How to downplay your earlier enthusiasm if the new Star Wars film sucks

We all know it might happen, and you need to be ready if it does. Here are four excuses to downplay your earlier enthusiasm and mask the gaping hole in your heart left by JJ Abrams and his dream-wrecking pile of Wookiee turd (if indeed that’s what it turns out to be).

“It’s not as bad as The Phantom Menace

This one’s easy to remember, and will almost certainly be true. Avid readers of ThermoCow will also be able to praise the film’s relative merits compared to Star Wars Verses Godziller, Star Wars: Principles of Interstellar Banking and Finance, Star Wars Episode Se7en, and Star Wars - J J Abrams presents J J Abrams' Lost in Star Wars.

“Star Wars?

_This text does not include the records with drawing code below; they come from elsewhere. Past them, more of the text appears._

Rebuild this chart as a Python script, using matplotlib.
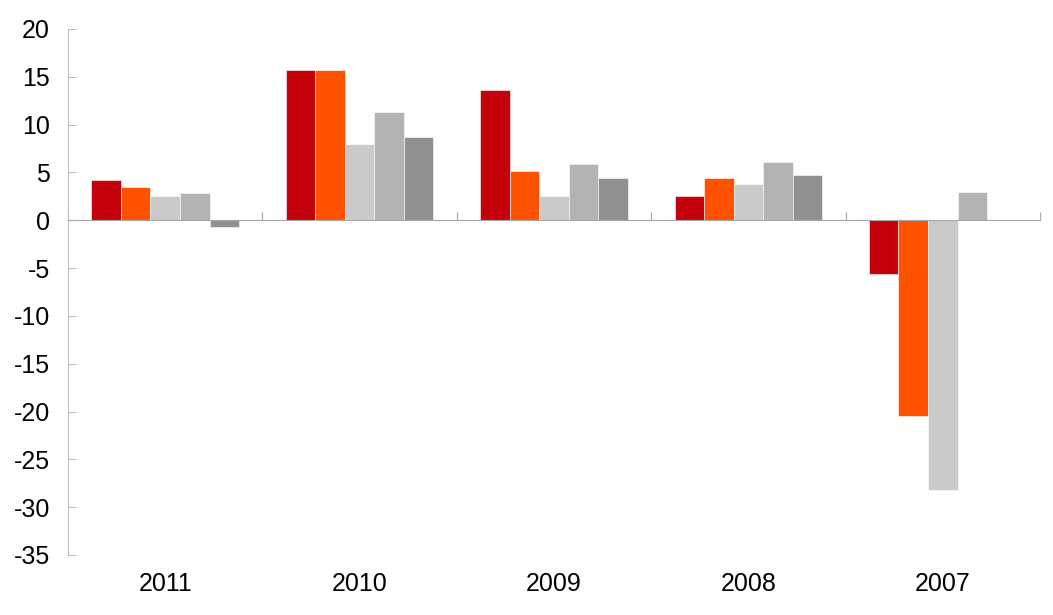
import matplotlib
matplotlib.use("Agg")
import matplotlib.pyplot as plt
import numpy as np

plt.rcParams['font.family'] = ['Liberation Sans', 'DejaVu Sans']
plt.rcParams['axes.unicode_minus'] = False

years = ["2011", "2010", "2009", "2008", "2007"]
s1 = [4.2, 15.7, 13.6, 2.5, -5.65]
s2 = [3.5, 15.7, 5.1, 4.4, -20.5]
s3 = [2.5, 7.95, 2.5, 3.8, -28.2]
s4 = [2.8, 11.3, 5.85, 6.1, 3.0]
s5 = [-0.7, 8.7, 4.4, 4.7, np.nan]

series = [s1, s2, s3, s4, s5]
colors = ["#C4000B", "#FF5200", "#CACACA", "#B3B3B3", "#909090"]

fig = plt.figure(figsize=(10.53, 6.15), dpi=100)
ax = fig.add_axes([68/1053, 1-555/615, (1040-68)/1053, (555-29)/615])

x = np.arange(len(years))
w = 0.152
for i, (vals, c) in enumerate(zip(series, colors)):
    ax.bar(x + (i - 2) * w, vals, width=w, color=c, edgecolor="white", linewidth=0.4, zorder=2)

ax.set_xlim(-0.5, len(years) - 0.5)
ax.set_ylim(-35, 20)
ax.set_yticks(range(-35, 21, 5))

grey = "#BDBDBD"
for s in ["top", "right"]:
    ax.spines[s].set_visible(False)
ax.spines["left"].set_color(grey)
ax.spines["bottom"].set_position(("data", 0))
ax.spines["bottom"].set_color("#A8A8A8")
ax.spines["bottom"].set_zorder(3)

ax.set_xticks(np.arange(-0.5, len(years), 1.0))
ax.tick_params(axis="x", direction="in", length=6, color="#A8A8A8", labelbottom=False)
ax.tick_params(axis="y", direction="in", length=6, color=grey, labelsize=18, pad=13)

sec = ax.secondary_xaxis(0)
sec.set_xticks(x, years)
sec.tick_params(length=0, labelsize=18, pad=12)
sec.spines["bottom"].set_visible(False)

fig.savefig("out.png", dpi=100)
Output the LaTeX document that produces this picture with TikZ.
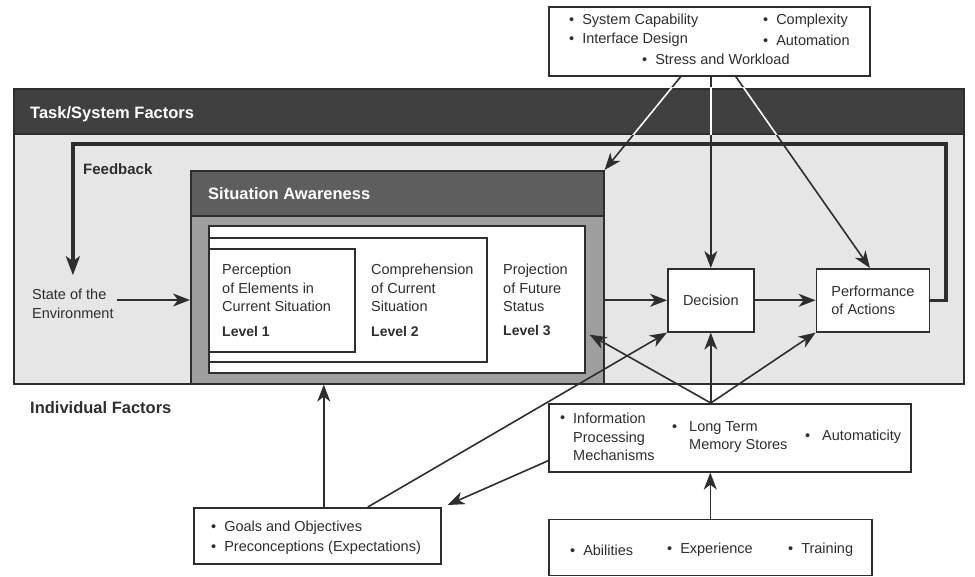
\documentclass[tikz,border=0pt]{standalone}
\usepackage{fontspec}
\setmainfont{Liberation Sans}
\usetikzlibrary{arrows.meta,calc,positioning}
\definecolor{Ink}{HTML}{2E2E2E}
\definecolor{TaskDark}{HTML}{404040}
\definecolor{Panel}{HTML}{E6E6E6}
\definecolor{SADark}{HTML}{5E5E5E}
\definecolor{SAMid}{HTML}{9E9E9E}
\newcommand{\bul}{\textbullet\hspace{0.55em}}

\begin{document}
\begin{tikzpicture}[x=1pt,y=-1pt,
    box/.style={draw=Ink,line width=1.6pt,fill=white,anchor=north west,inner sep=0pt},
    card/.style={box,align=left,text=Ink,font=\fontsize{14.5}{18.5}\selectfont},
    txt/.style={anchor=west,align=left,text=Ink,inner sep=0pt,
      font=\fontsize{14.5}{18.5}\selectfont},
    head/.style={anchor=west,text=white,inner sep=0pt,font=\fontsize{16.5}{20}\selectfont\bfseries},
    lvl/.style={txt,font=\fontsize{14}{18}\selectfont\bfseries},
    link/.style={-{Stealth[length=17pt,width=13pt,inset=5pt]},draw=Ink,line width=1.6pt},
    feed/.style={-{Stealth[length=19pt,width=14pt,inset=5pt]},draw=Ink,line width=3.5pt}]
  \useasboundingbox (0,0) rectangle (975,577);
  % task / system panel
  \node[box,fill=Panel,minimum width=950pt,minimum height=295pt] (task) at (13,88) {};
  \node[box,fill=TaskDark,minimum width=950pt,minimum height=45pt] (taskhd) at (task.north west) {};
  \node[head] (tasklbl) at (30,114) {Task/System Factors};
  \node[head,text=Ink,font=\fontsize{15}{18}\selectfont\bfseries] (fblbl) at (83,169) {Feedback};
  % situation awareness
  \node[box,fill=SAMid,minimum width=413pt,minimum height=213pt] (sa) at (190,170) {};
  \node[box,fill=SADark,minimum width=413pt,minimum height=45pt] (sahd) at (sa.north west) {};
  \node[head] (salbl) at (208,194) {Situation Awareness};
  \node[box,minimum width=376pt,minimum height=147pt] (inner) at (208,225) {};
  \node[box,minimum width=278pt,minimum height=124pt] (lvlbox2) at ($(inner.north west)+(0,12)$) {};
  \node[box,minimum width=146pt,minimum height=103pt] (lvlbox1) at ($(lvlbox2.north west)+(0,11)$) {};
  \node[txt] (perc) at (222,288) {Perception\\of Elements in\\Current Situation};
  \node[lvl] (lvl1) at (222,331) {Level 1};
  \node[txt] (comp) at (371,288) {Comprehension\\of Current\\Situation};
  \node[lvl] (lvl2) at (371,331) {Level 2};
  \node[txt] (proj) at (503,288) {Projection\\of Future\\Status};
  \node[lvl] (lvl3) at (503,331) {Level 3};
  % environment, decision, actions
  \node[txt] (env) at (32,304) {State of the\\Environment};
  \node[card,align=center,minimum width=86pt,minimum height=63pt] (dec) at (667,268) {Decision};
  \node[card,minimum width=113pt,minimum height=63pt,right=61pt of dec] (perf) {Performance\\of Actions};
  \draw[link] ([xshift=3pt,yshift=4pt]env.east) -- ([yshift=4pt]env.east -| sa.west);
  \draw[link] (dec.west -| sa.east) -- (dec.west);
  \draw[link] (dec) -- (perf);
  \coordinate (fbcorner) at (946,144);
  \draw[feed] (perf.east) -| (fbcorner) -| ([yshift=14pt]env.north);
  % task / system factors box
  \node[box,minimum width=321pt,minimum height=69pt] (sysf) at (548,6) {};
  \node[txt] (cap) at (569,21) {\bul System Capability};
  \node[txt] (cplx) at (763,21) {\bul Complexity};
  \node[txt] (iface) at (569,40) {\bul Interface Design};
  \node[txt] (auto) at (763,40) {\bul Automation};
  \node[txt] (stress) at (642,59) {\bul Stress and Workload};
  \draw[link] ([xshift=-28.5pt]sysf.south) -- (sa.north east);
  \draw[link] (dec.north |- sysf.south) -- (dec.north);
  \draw[link] ([xshift=26.5pt]sysf.south) -- ([xshift=-3pt]perf.north);
  \begin{scope}
    \clip (taskhd.north west) rectangle (taskhd.south east);
    \draw[white,line width=1.6pt] ([xshift=-28.5pt]sysf.south) -- (sa.north east);
    \draw[white,line width=1.6pt] (dec.north |- sysf.south) -- (dec.north);
    \draw[white,line width=1.6pt] ([xshift=26.5pt]sysf.south) -- ([xshift=-3pt]perf.north);
  \end{scope}
  % individual factors
  \node[head,text=Ink] (indlbl) at (30,408) {Individual Factors};
  \node[box,minimum width=362pt,minimum height=68pt] (info) at (548,403) {};
  \node[txt] (infobul) at (560,419) {\textbullet};
  \node[txt] (infoproc) at (573,437) {Information\\Processing\\Mechanisms};
  \node[txt] (ltmbul) at (672,428) {\textbullet};
  \node[txt] (ltm) at (689,437) {Long Term\\Memory Stores};
  \node[txt] (autobul) at (805,437) {\textbullet};
  \node[txt] (automat) at (822,437) {Automaticity};
  \node[box,minimum width=323pt,minimum height=56pt,below right=46pt and 0pt of info.south west] (abil) {};
  \node[txt] (abl) at (570,550) {\bul Abilities};
  \node[txt] (exper) at (667,550) {\bul Experience};
  \node[txt] (train) at (788,550) {\bul Training};
  \node[box,minimum width=247pt,minimum height=56pt] (goals) at (193,507) {};
  \node[txt] (goal) at (211,528) {\bul Goals and Objectives};
  \node[txt] (precon) at (211,548) {\bul Preconceptions (Expectations)};
  \coordinate (hub) at (dec.south |- info.north);
  \coordinate (projin) at ($(inner.south east)+(4,-39)$);
  \draw[link] (abil.north) -- (abil.north |- info.south);
  \draw[link] (hub) -- (dec.south);
  \draw[link] (hub) -- (perf.south west);
  \draw[link] (hub) -- (projin);
  \draw[link] ([yshift=-23pt]info.west) -- ([xshift=6pt,yshift=2pt]goals.north east);
  \draw[link] ([xshift=6.5pt]goals.north) -- ([xshift=6.5pt]goals.north |- sa.south);
  \draw[link] ([xshift=50.5pt]goals.north) -- (dec.south west);
\end{tikzpicture}
\end{document}
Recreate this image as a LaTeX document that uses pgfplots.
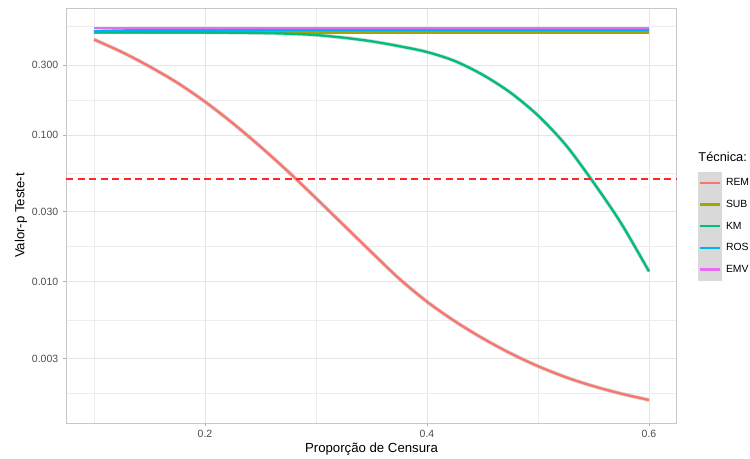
\documentclass[border=0pt]{standalone}
\usepackage{fontspec}
\setmainfont{Liberation Sans}
\usepackage{pgfplots}
\pgfplotsset{compat=1.18}
\usepackage{pgfplotstable}
\definecolor{cREM}{HTML}{F8766D}
\definecolor{cSUB}{HTML}{A3A500}
\definecolor{cKM}{HTML}{00BF7D}
\definecolor{cROS}{HTML}{00B0F6}
\definecolor{cEMV}{HTML}{E76BF3}
\definecolor{tickgrey}{HTML}{4D4D4D}

\pgfplotstableread{
x y
0.100 0.4476
0.125 0.3679
0.150 0.2930
0.175 0.2272
0.200 0.1686
0.225 0.1203
0.250 0.0832
0.275 0.05620
0.300 0.03708
0.325 0.02427
0.350 0.01589
0.375 0.01048
0.400 0.007305
0.425 0.005378
0.450 0.004119
0.475 0.003254
0.500 0.002654
0.525 0.002233
0.550 0.001939
0.575 0.001724
0.600 0.001561
}\remdata

\pgfplotstableread{
x y
0.100 0.5037
0.150 0.5030
0.200 0.5012
0.250 0.4957
0.275 0.4903
0.300 0.4803
0.325 0.4605
0.350 0.4352
0.375 0.4030
0.400 0.3679
0.425 0.3194
0.450 0.2576
0.475 0.1949
0.500 0.1358
0.525 0.0855
0.550 0.04745
0.575 0.02493
0.600 0.01174
}\kmdata

\pgfplotstableread{
x y
0.100 0.4981
0.350 0.4981
0.600 0.4981
}\subdata

\pgfplotstableread{
x y
0.100 0.5090
0.150 0.5180
0.350 0.5197
0.600 0.5197
}\rosdata

\pgfplotstableread{
x y
0.100 0.5380
0.350 0.5380
0.600 0.5380
}\emvdata

\begin{document}
\begin{tikzpicture}
\begin{axis}[
  name=ax,
  scale only axis,
  width=610.5pt, height=415pt,
  xmin=0.075, xmax=0.625,
  ymode=log,
  ymin=0.001088, ymax=0.7339,
  xtick={0.2,0.4,0.6},
  xticklabels={\mbox{0.2},\mbox{0.4},\mbox{0.6}},
  minor xtick={0.1,0.3,0.5},
  ytick={0.003,0.01,0.03,0.1,0.3},
  yticklabels={\mbox{0.003},\mbox{0.010},\mbox{0.030},\mbox{0.100},\mbox{0.300}},
  minor ytick={0.001732,0.005477,0.01732,0.05477,0.1732,0.5477},
  grid=both,
  major grid style={draw=black!10, line width=0.9pt},
  minor grid style={draw=black!7, line width=0.6pt},
  axis line style={draw=black!22, line width=0.9pt},
  tick align=outside,
  major tick length=3.5pt,
  minor tick length=0pt,
  tick style={draw=black!30, line width=0.8pt},
  xtick pos=bottom, ytick pos=left,
  ticklabel style={font=\fontsize{10.5}{12}\selectfont, text=tickgrey},
  yticklabel style={xshift=-1pt},
  xticklabel style={yshift=-0.5pt},
  xlabel={Proporção de Censura},
  ylabel={Valor-p Teste-t},
  label style={font=\fontsize{13.2}{15}\selectfont, text=black},
  xlabel style={at={(axis description cs:0.5,-0.0627)}, anchor=center},
  ylabel style={at={(axis description cs:-0.0742,0.5)}, anchor=center, rotate=0},
  legend style={at={(axis description cs:1.0348,0.6048)}, anchor=north west,
    draw=none, fill=none, inner sep=0pt, outer sep=0pt, row sep=0pt,
    font=\fontsize{10.4}{12}\selectfont,
    nodes={inner xsep=4pt, inner ysep=0pt}},
  legend cell align=left,
  legend image code/.code={\fill[fill=black!15, draw=none, overlay] (0pt,-10.85pt) rectangle (24pt,10.85pt);
    \path[draw=none, fill=none] (0pt,-10.85pt) rectangle (24pt,10.85pt);
    \draw[#1] (2pt,0pt) -- (22pt,0pt);},
  every axis plot/.append style={line cap=butt},
]
% confidence halos
\addplot[forget plot, draw=black!45, opacity=0.3, line width=4.0pt, smooth] table {\remdata};
\addplot[forget plot, draw=black!45, opacity=0.3, line width=3.9pt, smooth] table {\kmdata};
\addplot[forget plot, draw=black!45, opacity=0.25, line width=3.5pt, smooth] table {\rosdata};

\addplot[cREM, line width=2.4pt, smooth] table {\remdata};
\addlegendentry{REM}
\addplot[cSUB, line width=2.4pt, smooth] table {\subdata};
\addlegendentry{SUB}
\addplot[cKM, line width=2.4pt, smooth] table {\kmdata};
\addlegendentry{KM}
\addplot[cROS, line width=2.4pt, smooth] table {\rosdata};
\addlegendentry{ROS}
\addplot[cEMV, line width=2.4pt, smooth] table {\emvdata};
\addlegendentry{EMV}

\addplot[forget plot, draw=red!85, line width=1.3pt, dash pattern=on 7pt off 4.5pt] coordinates {(0.075,0.05) (0.625,0.05)};
\end{axis}
\node[anchor=west, font=\fontsize{12.8}{15}\selectfont, inner sep=0pt] at ([shift={(21.5pt,-149pt)}]ax.north east) {Técnica:};
\pgfresetboundingbox
\path ([shift={(-66.25pt,-36pt)}]ax.south west) rectangle ([shift={(73.25pt,8pt)}]ax.north east);
\end{tikzpicture}
\end{document}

No no, I like Star Trek

If your friends know the difference between Star Wars and Star Trek, chances are they will be complicit in your misery and unwilling to call you out on this blatant lie. For everyone else, you can rest easy knowing that the most recent Star Trek film has a respectable 7.8 rating on IMDB. “May your life be long and with prosperity”, as we Trekkies say.

“It’s a fantastic movie, provided you’ve read, seen and played every single work in the Star Wars Expanded Universe.”

While this excuse may make you look deluded, at least you won’t have to deviate from your earlier messaging. The new Star Wars film is good, dammit, but everyone else can’t appreciate that because their Star Wars knowledge is inferior to yours.

Note: The Star Wars Holiday Special is considered part of the SWEU, falling into the Star Wars Legends category (previously C-Canon). You will have to come to terms with that on your own.

“I was only getting excited ironically”

Hipsters have made it cool to do something for the sole reason that you don’t enjoy it. This is apparently called irony. Why not claim that you were being ironic, and that your recent enthusiasm for the new Star Wars film was, like, an expression of your anti-Star Wars manifesto, and that you were totally saying something about consumerism in a hyper-conformist world of corporatised art? After all, it’s impossible to be disappointed if you never have opinions of your own.